Challenge Team Interim Report


[Challenge Logo]

    Team Number: 063

    School Name: Ramah High School

    Area of Science: Physiology

    Project Title: Weight Lifting Program

Abstract
Interim
Final Report

Team 063 is proud to acknowledge its progress thus far in the New Mexico Supercomputing Challenge. We have found both good and bad things. Our project is more complicated than we had originally anticipated. It is not easy to find specifics on the Internet. We are learning about the Internet more and more.

We have figured out what we need to find, but not quite how to find everything. Any suggestions you may have on where to look for information that would help us with this project would be greatly appreciated.

We have found that in order to gain muscle tissue you need to increase your growth hormone release. We need to find what effects this. Obviously exercise does, but we need to find by how much.
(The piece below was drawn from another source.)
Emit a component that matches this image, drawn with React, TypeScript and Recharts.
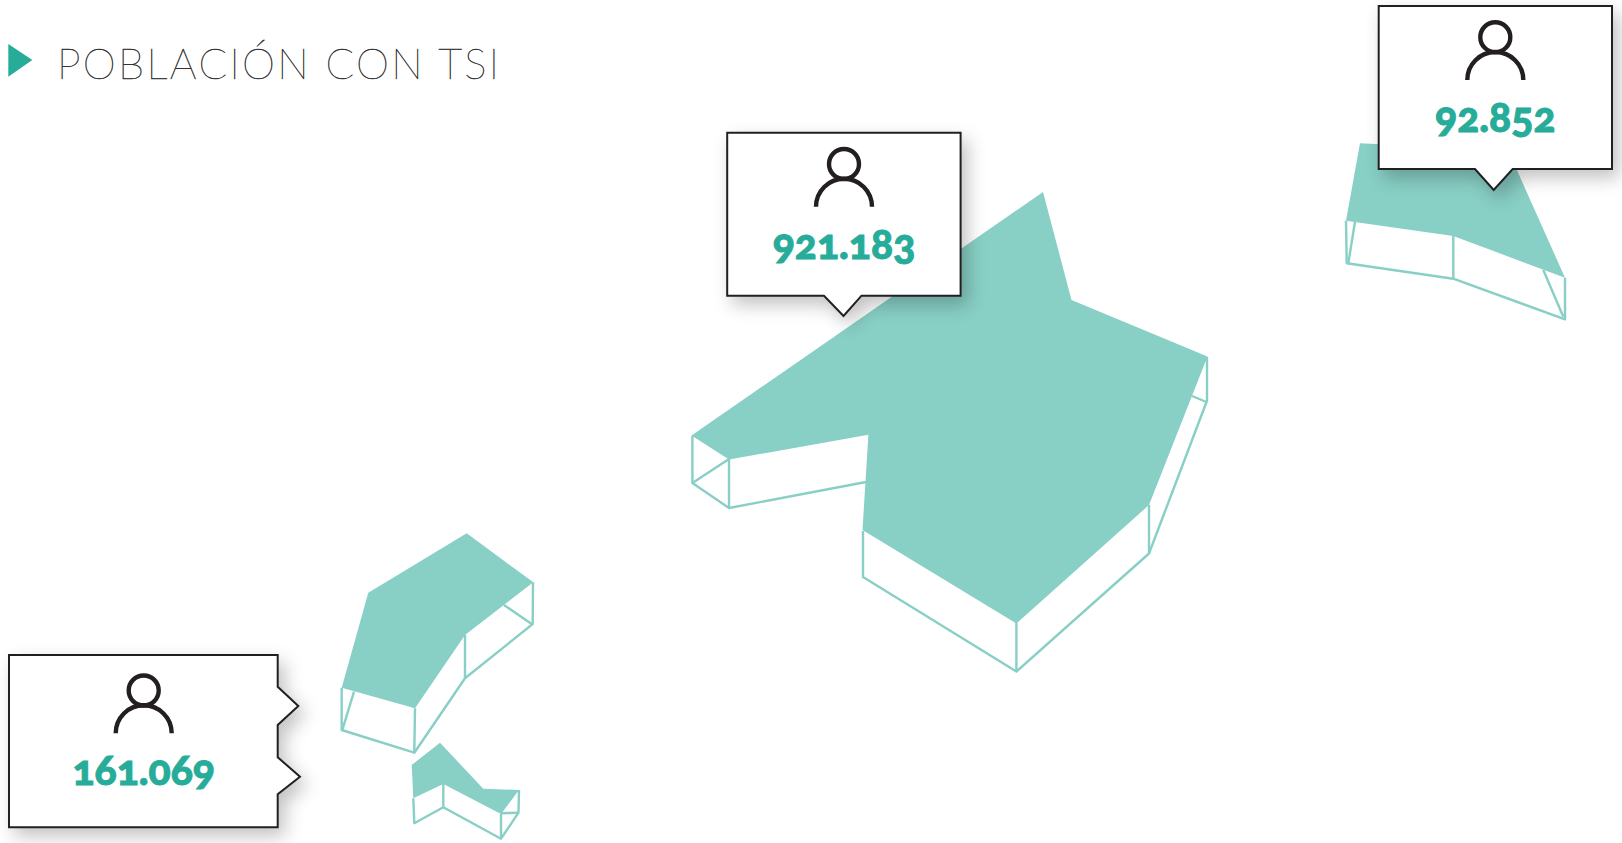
import React from 'react';
import { ScatterChart, Scatter, XAxis, YAxis } from 'recharts';

type P = [number, number];
const WIDTH = 1622;
const HEIGHT = 843;
const TEAL = '#88CFC5';
const GREEN = '#26AC99';
const INK = '#231F20';

// Region tops (filled)
const mainTop: P[] = [[691.5, 435.5], [1043, 192], [1071.5, 300], [1207.5, 356.5], [1149, 505], [1016.4, 623.5], [862.5, 530], [868.4, 434.7], [729, 459.5]];
const northEastTop: P[] = [[1360, 143.3], [1346, 220.7], [1453.3, 236], [1565, 277.7], [1516, 168], [1500, 150]];
const westTop: P[] = [[368.3, 592.7], [466.7, 533.3], [533.3, 582.3], [465, 635], [415, 708.3], [341.7, 687.7]];
const southTop: P[] = [[440, 742.7], [411.7, 765], [413.3, 798.3], [443.3, 784], [501, 814], [519, 790], [483.3, 788.7]];

// Wireframe sides
const mainWires: P[][] = [
  [[692.4, 436], [692.4, 483], [729, 508], [866, 482]],
  [[692.4, 483], [729, 459]],
  [[729, 459], [729, 508]],
  [[863, 531], [863, 577], [1016.4, 671.5], [1149, 553.5], [1206.5, 402], [1192, 396]],
  [[1016.4, 623], [1016.4, 671.5]],
  [[1149, 505], [1149, 553.5]],
  [[1207, 357], [1207, 402]],
];
const northEastWires: P[][] = [
  [[1346, 220.7], [1346.7, 263.3], [1453.3, 278.7], [1565, 319.3], [1565, 277.7]],
  [[1355, 221.7], [1348.3, 263.3]],
  [[1453.3, 236], [1453.3, 278.7]],
  [[1543.3, 270], [1563.3, 316.7]],
];
const westWires: P[][] = [
  [[341.7, 687.7], [341.7, 730], [414.3, 752.7], [465, 678.3], [532.7, 624], [533, 582.3]],
  [[354, 691.7], [342.3, 730]],
  [[415, 708.3], [414.3, 752.7]],
  [[465, 635], [465, 678.3]],
  [[504, 605], [531.7, 624]],
];
const southWires: P[][] = [
  [[413.3, 798.3], [414.3, 823.3], [443.3, 807.3], [501, 838.7], [518.5, 812.7], [519, 790]],
  [[443.3, 784], [443.3, 807.3]],
  [[501, 814], [501, 838.7]],
  [[501, 813.3], [518, 812.7]],
];

// Callouts
const mainCallout: P[] = [[727.2, 132.7], [960.6, 132.7], [960.6, 295.7], [861.5, 295.7], [843.5, 316], [824, 295.7], [727.2, 295.7]];
const northEastCallout: P[] = [[1378.7, 6], [1612, 6], [1612, 169], [1512.7, 169], [1493.7, 190], [1475, 169], [1378.7, 169]];
const southWestCallout: P[] = [[9, 655], [277.7, 655], [277.7, 686.7], [298.3, 706], [277.7, 725], [277.7, 757.3], [300, 776.7], [277.7, 794.3], [277.7, 827.3], [9, 827.3]];

const populationLabels = ['921.183', '92.852', '161.069'];
const populationAnchors: P[] = [[844, 164], [1495.3, 37.2], [143.7, 690.5]];

const titleText = 'POBLACIÓN CON TSI';
const titleAnchor: P[] = [[57, 79]];
const titleMarker: P[] = [[8.3, 44], [32.3, 60], [8.3, 76.7]];

const toPoints = (pts: P[]) => pts.map(([x, y]) => ({ x, y }));
const None = () => <g />;
const pathOf = (pts: { x: number; y: number }[], close: boolean) =>
  pts.map((p, i) => `${i ? 'L' : 'M'}${p.x} ${p.y}`).join(' ') + (close ? ' Z' : '');

const wireLine = (props: any) => (
  <path d={pathOf(props.points, false)} fill="none" stroke={TEAL} strokeWidth={2.4} strokeLinejoin="round" />
);
const topLine = (props: any) => <path d={pathOf(props.points, true)} fill={TEAL} stroke="none" />;
const markerLine = (props: any) => <path d={pathOf(props.points, true)} fill={GREEN} stroke="none" />;
const calloutLine = (props: any) => (
  <path
    d={pathOf(props.points, true)}
    fill="#fff"
    stroke={INK}
    strokeWidth={2}
    style={{ filter: 'drop-shadow(6px 8px 9px rgba(0,0,0,0.24))' }}
  />
);

const PersonShape = (props: any) => {
  const { cx, cy, payload } = props;
  return (
    <g>
      <circle cx={cx} cy={cy} r={15} fill="none" stroke={INK} strokeWidth={4.4} />
      <path d={`M${cx - 28} ${cy + 42.8} A28 28 0 0 1 ${cx + 28} ${cy + 42.8}`} fill="none" stroke={INK} strokeWidth={4.4} />
      <text
        x={cx}
        y={cy + 94.5}
        textAnchor="middle"
        fill={GREEN}
        stroke={GREEN}
        strokeWidth={0.9}
        fontFamily="Lato"
        fontWeight={900}
        fontSize={41}
        style={{ fontVariantNumeric: 'oldstyle-nums' }}
      >
        {payload.label}
      </text>
    </g>
  );
};

const TitleShape = (props: any) => (
  <text
    x={props.cx}
    y={props.cy}
    fill="#222"
    stroke="#333"
    strokeWidth={0.45}
    fontFamily="Lato"
    fontWeight={100}
    fontSize={42}
    textLength={442}
    lengthAdjust="spacing"
  >
    {titleText}
  </text>
);

const tops = [mainTop, northEastTop, westTop, southTop];
const wires = [...mainWires, ...northEastWires, ...westWires, ...southWires];
const callouts = [mainCallout, northEastCallout, southWestCallout];
const anchors = populationAnchors.map(([x, y], i) => ({ x, y, label: populationLabels[i] }));

export default function App() {
  return (
    <div style={{ position: 'absolute', left: 0, top: 0, width: WIDTH, height: HEIGHT }}>
      <ScatterChart width={WIDTH} height={HEIGHT} margin={{ top: 0, right: 0, bottom: 0, left: 0 }}>
        <XAxis type="number" dataKey="x" domain={[0, WIDTH]} hide />
        <YAxis type="number" dataKey="y" domain={[0, HEIGHT]} reversed hide />
        {wires.map((w, i) => (
          <Scatter key={`w${i}`} data={toPoints(w)} line={wireLine} shape={None} isAnimationActive={false} />
        ))}
        {tops.map((t, i) => (
          <Scatter key={`t${i}`} data={toPoints(t)} line={topLine} shape={None} isAnimationActive={false} />
        ))}
        {callouts.map((c, i) => (
          <Scatter key={`c${i}`} data={toPoints(c)} line={calloutLine} shape={None} isAnimationActive={false} />
        ))}
        <Scatter data={anchors} shape={PersonShape} isAnimationActive={false} />
        <Scatter data={toPoints(titleMarker)} line={markerLine} shape={None} isAnimationActive={false} />
        <Scatter data={toPoints(titleAnchor)} shape={TitleShape} isAnimationActive={false} />
      </ScatterChart>
    </div>
  );
}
Glutamine has a definite effect on muscle growth. Glutamine is an anti-proteolytic (prevents muscle tissue breakdown) functions and growth hormone elevating effects. Glutamine is the most abundant single amino acid in the blood and in the intracellular free amino acid pool (most abundant amino acid in muscle tissue). It comprises sixty-one percent of the amino acid pool in skeletal muscle. Glutamine's unique structure, containing two nitrogen side chains, consists of nineteen percent nitrogen making it the primary transporter of nitrogen into the muscle cell. In fact, Glutamine alone is responsible for thirty-five percent of the nitrogen that gets into the muscle cell. Glutamine literally drives muscle building nitrogen into the muscle cell where it is synthesized for growth.

Glutamine concentrations fall markedly after training and remain low until complete recovery. What this means is, the very rigors of weight training leak nitrogen carrying Glutamine from muscle tissue. This fall in Glutamine is catabolic to muscle tissue. Supplementing with Glutamine spares free Glutamine in muscle tissue, counteracts the fall in muscle protein synthesis, and improves nitrogen balance.

We found this information at PowerHouse Nutrition Center. This is a good cite, although it is only an advertisement. To build muscle you must be in a "positive" nitrogen balance. Muscle tissue breaks down-cannibalizes- when you are in a negative nitrogen balance. To keep your body in a positive nitrogen state to build muscle you must supply a high quality protein source every few hours. The higher nitrogen retaining ability of the protein, the greater the ability to pack on muscle. Protein is the nutritional backbone for muscle growth. No matter how hard you train or what other supplements you take without adequate protein you won't see any gains.

We could go on and on about all the stuff we have learned, but we won't. Hopefully we will be able to make some sense of all of this by April.